Patrick: Yeah. If you want to keep your existing margins, because of the way board games– Yeah. Instead of– It's a little bit complicated, but yes. Basically, board game costs, if this goes through, will increase by about 25% to the end consumer.
Cody: Yeah. But besides the depressing tariffs and other things that have fulfilled or taken up my time, was yesterday the day after my wedding, we tried to play Gloomhaven. Let me tell you that is not an entrant to the Simple Elegance contest. That was the most complex game that I have ever tried to learn. I have zero games in my collection that have a 51-page rule book like Gloomhaven does. So many times through the playing of the game, instead of simply “You do this or this,” it was like “Do this or this, or this or this, or this combo.” Then no matter what you're doing, since you don't know the game, you also now need to go look up what that does in the rulebook. It was just not simply elegant for us.
Patrick: I hear you. As I was saying in the preshow, I was lucky that a friend of mine showed me how to play Gloomhaven. So, I skipped all that. It was a pretty smooth experience as someone who was being taught the game, but learning those types of games is an ordeal.
Cody: Yeah. But besides all that, how is all your stuff coming, Patrick?
Patrick: Things are going well. Work is starting to heat up again, and my parents are coming to visit, then I have a bunch of work trips in the next month. So things are getting busy. I want to get work done on my game sooner rather than later because otherwise I know I'll run out of time because I have so many commitments. But other than that, life's good. Let me give you one update on my game. I had a good playtest yesterday, so I guess I'll save that for a little bit later in the show, but I've had some good personal news and some good game news. So, things are going well.
Cody: Awesome.
Homework
Patrick: Let's talk about homework. You tasked me with coming up with made up names for my game– My metal coin game, and I tried coming up with some made up names. Cody, my brain is too analytical and too boring, and I cannot come up with names.
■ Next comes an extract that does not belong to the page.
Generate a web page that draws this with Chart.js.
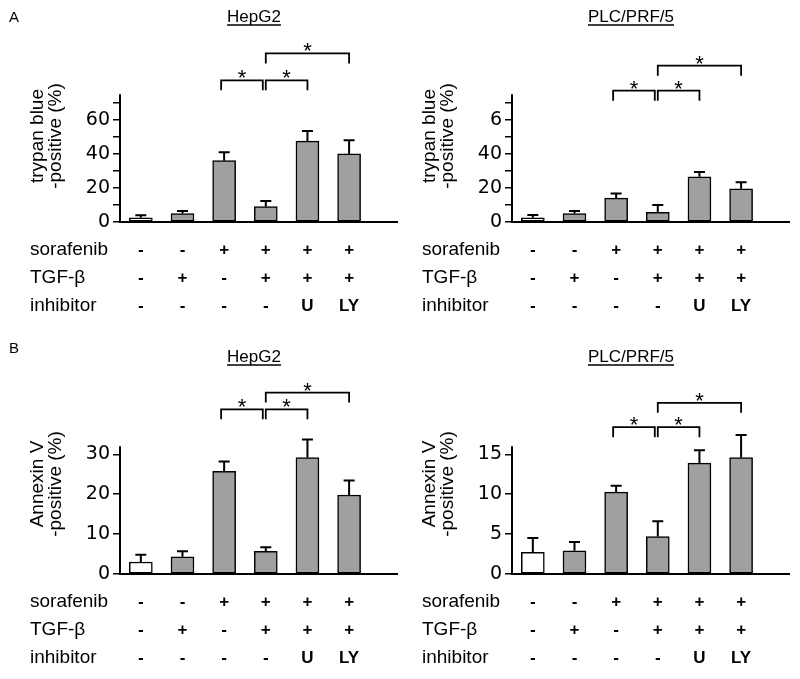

That is just not how my brain works. I talked to the person I'm seeing right now, the person I'm dating, and we did go back and forth, but I couldn't come up with a single good one. But I did do something along the names, and I tested my game name in The Game Crafter chat.
Patrick: By testing it I mean, with no context to any of the people who are in the chat, I said “What do you think of, if I said a game is called Bank of the Realms?” They talked about money, and they talked about fantasy, so I think that is what I'm going with for this contest. I'm just going to commit to Bank of the Realms, and I think that's good enough. I know it's not like a sleek one-word entry that a lot of abstract games have, but I think it's good enough for the contest.
Cody: Yeah. There's nothing saying you can't change it later unless you're trying to go with the notoriety of the contest.
Patrick: Yeah. I'd like to have a really good name out of the gates, but this'll be fine for now. Then the other thing I had to do was I wanted to work on my dwarf coins, and I said “Maybe even the construct coins,” and both of those were worked on. I have some mockups on Twitter, and I will share the images and the wrap-up in the– Not the transcript, the show notes. Those look– I'm really happy with those, especially the Constructs coins that look like these cool gears. Graphic design is moving forward, and yeah, I'm really happy with that. Did you finish your homework?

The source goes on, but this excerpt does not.